With the city still struggling with various homeless encampments, the city government is resuming a formerly paused needle exchange program to try and stop the spread of diseases in those communities.
“People will use drugs, and our goal is to ensure that people are safe while doing that so we don’t have a public health crisis,” Camila Alarcon-Chelecki of Pittsburgh Public Safety.
Proponents of needle exchanges claim that these programs reduce disease transmission rates and save resources in the long term, while opponents of them claim it is just enabling drug use and adding dangerous used needles to public places like hiking trails and parks.
“I just see more needles being thrown out in the ground and by the river,” North Side resident Nick Santillo said to KDKA. “The city says it’s doing something but clearly it’s not.”

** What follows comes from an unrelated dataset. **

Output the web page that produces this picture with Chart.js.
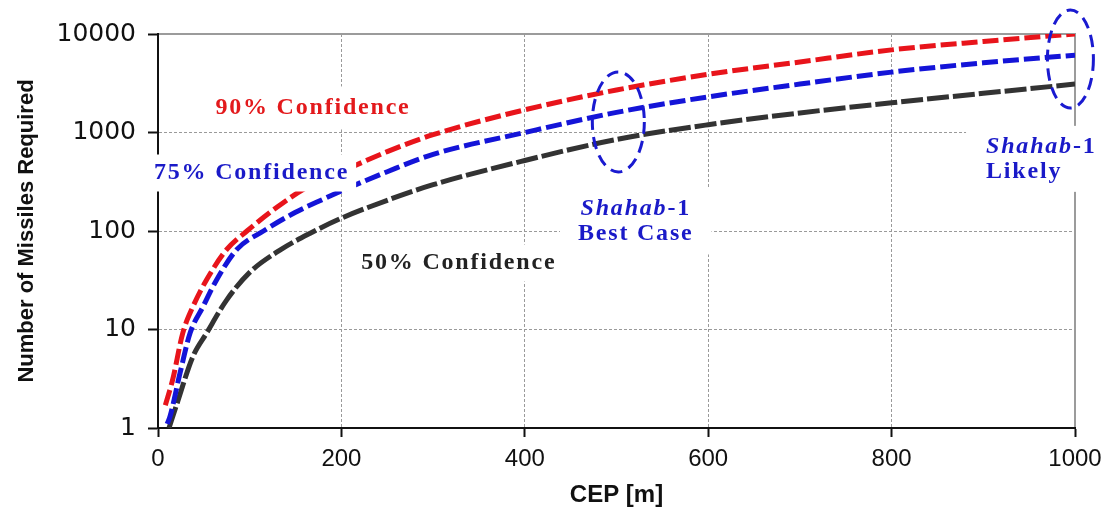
<!DOCTYPE html>
<html lang="en">
  <head>
    <meta charset="UTF-8" />
    <title>Missiles required vs CEP</title>
    <script src="https://cdn.jsdelivr.net/npm/chart.js@4.4.0/dist/chart.umd.min.js"></script>
    <style>
      html, body { margin: 0; padding: 0; background: #fff; }
      #wrap { width: 1111px; height: 514px; }
    </style>
  </head>
  <body>
    <div id="wrap"><canvas id="cep-chart"></canvas></div>
    <script>
      // values (CEP in m, missiles required)
      const cep90 = [8, 16, 27, 38, 53, 75, 97, 130, 160, 200, 250, 300, 400, 500, 600, 700, 800, 900, 1000];
      const n90 = [1.7, 3.1, 9.2, 17, 32, 65, 100, 175, 270, 400, 640, 950, 1700, 2700, 3900, 5200, 6900, 8400, 10000];

      const cep75 = [10, 13, 24, 35, 49, 64, 86, 115, 150, 180, 200, 250, 300, 400, 500, 600, 700, 800, 900, 1000];
      const n75 = [1.1, 1.3, 3.6, 9.2, 17, 32, 65, 100, 155, 210, 255, 400, 600, 1000, 1600, 2300, 3100, 4100, 5100, 6100];

      const cep50 = [12, 21, 38, 53, 75, 100, 133, 166, 200, 250, 300, 400, 500, 600, 700, 800, 900, 1000];
      const n50 = [1, 1.8, 5.3, 9.2, 20, 38, 64, 95, 135, 205, 295, 520, 850, 1200, 1580, 2000, 2500, 3100];

      const xTicks = [0, 200, 400, 600, 800, 1000];
      const yTicks = [1, 10, 100, 1000, 10000];

      const serif = "'Liberation Serif', 'Times New Roman', serif";

      // text notes, anchored in data units
      const notes = [
        { x: 169, y: 1775, color: '#e3191c', align: 'center', padX: 8, padY: 9,
          lines: [[['90% Confidence', 'bold']]] },
        { x: 102, y: 388, color: '#1a1ac8', align: 'center', padX: 7, padY: 6,
          lines: [[['75% Confidence', 'bold']]] },
        { x: 328, y: 47.3, color: '#222222', align: 'center', padX: 6, padY: 6,
          lines: [[['50% Confidence', 'bold']]] },
        { x: 521, y: 125, color: '#1a1ac8', align: 'center', padX: 18, padY: 8,
          lines: [[['Shahab', 'italic bold'], ['-1', 'bold']], [['Best Case', 'bold']]] },
        { x: 903, y: 540, color: '#1a1ac8', align: 'left', padX: 20, padY: 8,
          lines: [[['Shahab', 'italic bold'], ['-1', 'bold']], [['Likely', 'bold']]] }
      ];

      const rings = [
        { x: 502, y: 1280, rx: 26, ry: 50 },
        { x: 995, y: 5570, rx: 23, ry: 49 }
      ];

      const pts = (xs, ys) => xs.map((x, i) => ({ x: x, y: ys[i] }));

      const frame = {
        id: 'frame',
        beforeDatasetsDraw(chart) {
          const { ctx, chartArea: a } = chart;
          ctx.save();
          ctx.strokeStyle = '#9b9b9b';
          ctx.lineWidth = 2;
          ctx.beginPath();
          ctx.moveTo(a.left + 1, a.top);
          ctx.lineTo(a.right, a.top);
          ctx.lineTo(a.right, a.bottom - 1);
          ctx.stroke();
          ctx.restore();
        }
      };

      const notesPlugin = {
        id: 'notes',
        afterDatasetsDraw(chart) {
          const { ctx } = chart;
          const sx = chart.scales.x, sy = chart.scales.y;
          ctx.save();

          // dashed ellipses
          ctx.strokeStyle = '#1a1ad0';
          ctx.lineWidth = 3;
          ctx.setLineDash([12, 7]);
          rings.forEach(r => {
            ctx.beginPath();
            ctx.ellipse(sx.getPixelForValue(r.x), sy.getPixelForValue(r.y), r.rx, r.ry, 0, 0, Math.PI * 2);
            ctx.stroke();
          });
          ctx.setLineDash([]);

          ctx.letterSpacing = '1.8px';
          ctx.textBaseline = 'middle';
          const lh = 25;
          notes.forEach(n => {
            const px = sx.getPixelForValue(n.x);
            const py = sy.getPixelForValue(n.y);
            const widths = n.lines.map(parts => parts.reduce((w, p) => {
              ctx.font = p[1] + ' 24px ' + serif;
              return w + ctx.measureText(p[0]).width;
            }, 0));
            const maxW = Math.max(...widths);
            const h = n.lines.length * lh;
            const left = n.align === 'left' ? px : px - maxW / 2;
            const top = py - h / 2;
            ctx.fillStyle = '#ffffff';
            ctx.fillRect(left - n.padX, top - n.padY, maxW + 2 * n.padX, h + 2 * n.padY);
            ctx.fillStyle = n.color;
            n.lines.forEach((parts, i) => {
              let x = n.align === 'left' ? left : px - widths[i] / 2;
              const y = top + lh * i + lh / 2;
              parts.forEach(p => {
                ctx.font = p[1] + ' 24px ' + serif;
                ctx.fillText(p[0], x, y);
                x += ctx.measureText(p[0]).width;
              });
            });
          });
          ctx.restore();
        }
      };

      const lineStyle = (color, dash) => ({
        borderColor: color,
        backgroundColor: color,
        borderWidth: 5,
        borderDash: dash,
        borderCapStyle: 'butt',
        pointRadius: 0,
        cubicInterpolationMode: 'monotone',
        fill: false
      });

      const edge = (v, list) => v === list[0] || v === list[list.length - 1];

      new Chart(document.getElementById('cep-chart'), {
        type: 'line',
        data: {
          datasets: [
            Object.assign({ label: '90% Confidence', data: pts(cep90, n90) }, lineStyle('#e8141b', [16, 5])),
            Object.assign({ label: '75% Confidence', data: pts(cep75, n75) }, lineStyle('#1414d8', [16, 5])),
            Object.assign({ label: '50% Confidence', data: pts(cep50, n50) }, lineStyle('#333333', [22, 4]))
          ]
        },
        options: {
          responsive: true,
          maintainAspectRatio: false,
          animation: false,
          layout: { padding: { left: 0, right: 36, top: 34, bottom: 0 } },
          plugins: { legend: { display: false }, tooltip: { enabled: false } },
          scales: {
            x: {
              type: 'linear',
              min: 0,
              max: 1000,
              afterBuildTicks: s => { s.ticks = xTicks.map(v => ({ value: v })); },
              afterFit: s => { s.height = 86; },
              ticks: {
                callback: v => String(v),
                color: '#111',
                padding: 8,
                maxRotation: 0,
                font: { family: "'Liberation Sans', Arial, sans-serif", size: 24 }
              },
              grid: {
                color: c => edge(c.tick && c.tick.value, xTicks) ? 'rgba(0,0,0,0)' : '#9a9a9a',
                lineWidth: 1,
                tickColor: '#111',
                tickLength: 9,
                tickWidth: 2
              },
              border: { display: true, color: '#111', width: 2, dash: [3, 2] },
              title: {
                display: true,
                text: 'CEP [m]',
                color: '#111',
                padding: { top: 0, bottom: 4 },
                font: { family: "'Liberation Sans', Arial, sans-serif", size: 24, weight: 'bold' }
              }
            },
            y: {
              type: 'logarithmic',
              min: 1,
              max: 10000,
              afterBuildTicks: s => { s.ticks = yTicks.map(v => ({ value: v })); },
              afterFit: s => { s.width = 158; },
              ticks: {
                callback: v => String(v),
                color: '#111',
                padding: 12,
                font: { family: "'DejaVu Sans', sans-serif", size: 25 }
              },
              grid: {
                color: c => edge(c.tick && c.tick.value, yTicks) ? 'rgba(0,0,0,0)' : '#9a9a9a',
                lineWidth: 1,
                tickColor: '#111',
                tickLength: 10,
                tickWidth: 2
              },
              border: { display: true, color: '#111', width: 2, dash: [3, 2] },
              title: {
                display: true,
                text: 'Number of Missiles Required',
                color: '#111',
                padding: { top: 14, bottom: 0 },
                font: { family: "'Liberation Sans', Arial, sans-serif", size: 22, weight: 'bold' }
              }
            }
          }
        },
        plugins: [frame, notesPlugin]
      });
    </script>
  </body>
</html>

This same needle exchange program was paused last year after the City failed to comply with health department regulations.
A KDKA investigation uncovered that the city failed to develop a plan to ensure used needles were exchanged and remained off the streets. Via a right-to-know request, KDKA obtained dozens of emails showing the city was unable to develop a policy or comply with regulations requiring the accounting and disposal of the needles despite repeated pleas from the health department.
The same KDKA investigation team also documented multiple instances of finding used needles strewn about homeless encampments throughout the city.
The program is now resuming with the city following nonprofit group Prevention Point Pittsburgh’s lead on needle exchange policies. Prevention Point Pittsburgh claims its mission is to “promote and advocate for the reduction of harms associated with injection and other forms of drug use, and to reduce the risk of HIV/AIDS, Hepatitis C, other blood-borne infections, and overdose.”
Prevention Point will now provide individual sharp disposal boxes to anyone who gets a clean syringe. The organization does admit, however, that it is still the responsibility of the drug user to ensure the needles don’t end up strewn about the city streets.
“As with all of our supplies, it’s incumbent on the participants to use them,” said Prevention Point Executive Director Aaron Arnold in an interview with KDKA’s Andy Sheehan.